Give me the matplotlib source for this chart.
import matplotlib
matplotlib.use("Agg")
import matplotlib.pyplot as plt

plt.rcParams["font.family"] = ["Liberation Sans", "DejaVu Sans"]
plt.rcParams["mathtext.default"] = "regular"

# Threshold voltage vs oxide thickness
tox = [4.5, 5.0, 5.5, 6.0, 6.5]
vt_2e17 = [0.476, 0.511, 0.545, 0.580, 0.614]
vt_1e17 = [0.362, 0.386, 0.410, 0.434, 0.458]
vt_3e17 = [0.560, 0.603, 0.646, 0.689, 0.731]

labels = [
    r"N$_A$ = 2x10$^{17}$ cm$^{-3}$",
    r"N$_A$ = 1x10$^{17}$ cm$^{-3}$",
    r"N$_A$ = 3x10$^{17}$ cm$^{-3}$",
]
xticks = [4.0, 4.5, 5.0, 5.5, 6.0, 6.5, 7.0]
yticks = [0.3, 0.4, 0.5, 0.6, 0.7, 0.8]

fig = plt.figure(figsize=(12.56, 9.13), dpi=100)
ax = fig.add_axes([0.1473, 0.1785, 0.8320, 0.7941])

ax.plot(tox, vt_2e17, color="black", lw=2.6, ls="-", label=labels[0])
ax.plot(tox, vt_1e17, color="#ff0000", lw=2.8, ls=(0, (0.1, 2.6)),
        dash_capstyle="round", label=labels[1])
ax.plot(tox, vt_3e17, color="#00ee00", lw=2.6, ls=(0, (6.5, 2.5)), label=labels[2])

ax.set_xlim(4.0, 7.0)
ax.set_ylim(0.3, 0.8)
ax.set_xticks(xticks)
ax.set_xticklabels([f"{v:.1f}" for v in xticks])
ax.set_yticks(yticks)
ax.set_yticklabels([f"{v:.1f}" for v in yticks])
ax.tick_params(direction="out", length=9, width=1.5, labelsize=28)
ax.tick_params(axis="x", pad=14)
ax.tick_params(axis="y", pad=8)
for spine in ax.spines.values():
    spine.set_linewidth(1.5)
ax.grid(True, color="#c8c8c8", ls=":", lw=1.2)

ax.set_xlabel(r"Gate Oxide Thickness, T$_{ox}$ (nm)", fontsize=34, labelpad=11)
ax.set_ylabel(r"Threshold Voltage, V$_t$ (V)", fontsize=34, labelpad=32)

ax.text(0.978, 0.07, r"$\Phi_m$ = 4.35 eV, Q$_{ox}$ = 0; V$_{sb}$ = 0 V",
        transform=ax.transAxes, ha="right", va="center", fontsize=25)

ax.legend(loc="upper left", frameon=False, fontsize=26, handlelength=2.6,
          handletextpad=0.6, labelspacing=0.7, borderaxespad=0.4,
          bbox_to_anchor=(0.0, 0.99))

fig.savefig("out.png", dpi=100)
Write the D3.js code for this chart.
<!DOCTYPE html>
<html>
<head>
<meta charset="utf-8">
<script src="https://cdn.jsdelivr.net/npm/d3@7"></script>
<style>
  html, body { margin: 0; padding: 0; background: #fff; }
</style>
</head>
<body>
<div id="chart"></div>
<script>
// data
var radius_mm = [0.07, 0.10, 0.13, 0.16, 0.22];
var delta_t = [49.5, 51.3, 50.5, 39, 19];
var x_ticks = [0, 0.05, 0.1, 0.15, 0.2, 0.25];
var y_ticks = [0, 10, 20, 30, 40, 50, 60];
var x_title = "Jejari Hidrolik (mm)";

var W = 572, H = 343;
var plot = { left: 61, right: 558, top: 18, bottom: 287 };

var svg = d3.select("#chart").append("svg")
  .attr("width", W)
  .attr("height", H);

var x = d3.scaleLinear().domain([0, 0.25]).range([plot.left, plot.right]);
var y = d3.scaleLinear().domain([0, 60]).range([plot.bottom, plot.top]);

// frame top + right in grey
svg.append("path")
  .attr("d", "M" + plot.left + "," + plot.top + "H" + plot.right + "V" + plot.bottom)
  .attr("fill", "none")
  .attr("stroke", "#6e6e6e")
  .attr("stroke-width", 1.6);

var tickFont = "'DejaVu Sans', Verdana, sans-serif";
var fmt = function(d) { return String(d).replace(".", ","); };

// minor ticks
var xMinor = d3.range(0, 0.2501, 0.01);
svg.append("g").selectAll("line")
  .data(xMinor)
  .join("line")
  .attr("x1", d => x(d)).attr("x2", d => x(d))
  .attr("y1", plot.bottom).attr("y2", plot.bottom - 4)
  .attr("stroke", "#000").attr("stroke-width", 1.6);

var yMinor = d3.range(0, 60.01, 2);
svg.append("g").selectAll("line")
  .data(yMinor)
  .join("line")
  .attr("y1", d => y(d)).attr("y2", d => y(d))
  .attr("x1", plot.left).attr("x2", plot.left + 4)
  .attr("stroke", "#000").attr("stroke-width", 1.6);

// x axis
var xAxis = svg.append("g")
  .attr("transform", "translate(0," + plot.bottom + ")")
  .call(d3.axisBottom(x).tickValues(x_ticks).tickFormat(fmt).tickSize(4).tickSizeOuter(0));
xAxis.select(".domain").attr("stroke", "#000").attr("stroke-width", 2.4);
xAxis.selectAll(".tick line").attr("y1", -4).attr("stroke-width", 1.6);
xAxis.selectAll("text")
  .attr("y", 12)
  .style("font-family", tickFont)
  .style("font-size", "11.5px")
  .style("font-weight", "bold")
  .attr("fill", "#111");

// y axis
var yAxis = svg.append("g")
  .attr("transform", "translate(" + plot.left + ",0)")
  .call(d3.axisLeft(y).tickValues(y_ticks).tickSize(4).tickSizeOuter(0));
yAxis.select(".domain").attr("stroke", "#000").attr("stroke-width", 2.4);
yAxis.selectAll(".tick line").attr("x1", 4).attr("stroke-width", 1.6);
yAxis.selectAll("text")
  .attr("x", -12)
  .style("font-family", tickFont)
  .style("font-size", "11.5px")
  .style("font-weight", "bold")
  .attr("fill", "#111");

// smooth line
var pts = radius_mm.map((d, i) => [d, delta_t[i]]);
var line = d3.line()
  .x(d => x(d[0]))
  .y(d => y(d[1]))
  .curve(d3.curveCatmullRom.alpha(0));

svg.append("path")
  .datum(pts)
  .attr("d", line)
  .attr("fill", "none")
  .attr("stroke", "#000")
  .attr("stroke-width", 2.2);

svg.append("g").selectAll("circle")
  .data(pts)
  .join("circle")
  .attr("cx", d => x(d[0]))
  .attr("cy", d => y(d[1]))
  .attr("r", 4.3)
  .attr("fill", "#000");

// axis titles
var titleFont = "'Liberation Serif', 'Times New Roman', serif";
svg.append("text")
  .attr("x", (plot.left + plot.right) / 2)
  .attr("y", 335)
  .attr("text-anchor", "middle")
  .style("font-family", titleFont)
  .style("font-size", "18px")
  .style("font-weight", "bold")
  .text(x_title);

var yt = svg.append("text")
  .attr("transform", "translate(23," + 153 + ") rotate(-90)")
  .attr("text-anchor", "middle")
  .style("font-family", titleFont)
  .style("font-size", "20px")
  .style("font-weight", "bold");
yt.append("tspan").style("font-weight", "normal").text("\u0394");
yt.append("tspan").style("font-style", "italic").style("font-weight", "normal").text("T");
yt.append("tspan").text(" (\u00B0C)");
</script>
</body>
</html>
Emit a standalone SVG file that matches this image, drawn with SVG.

WHAT IS ASKED> Which lines above hold the word "chart"? Copy each of them.

RESULT OF THIS EXERCISE>
Give me the matplotlib source for this chart.
Write the D3.js code for this chart.
<div id="chart"></div>
var svg = d3.select("#chart").append("svg")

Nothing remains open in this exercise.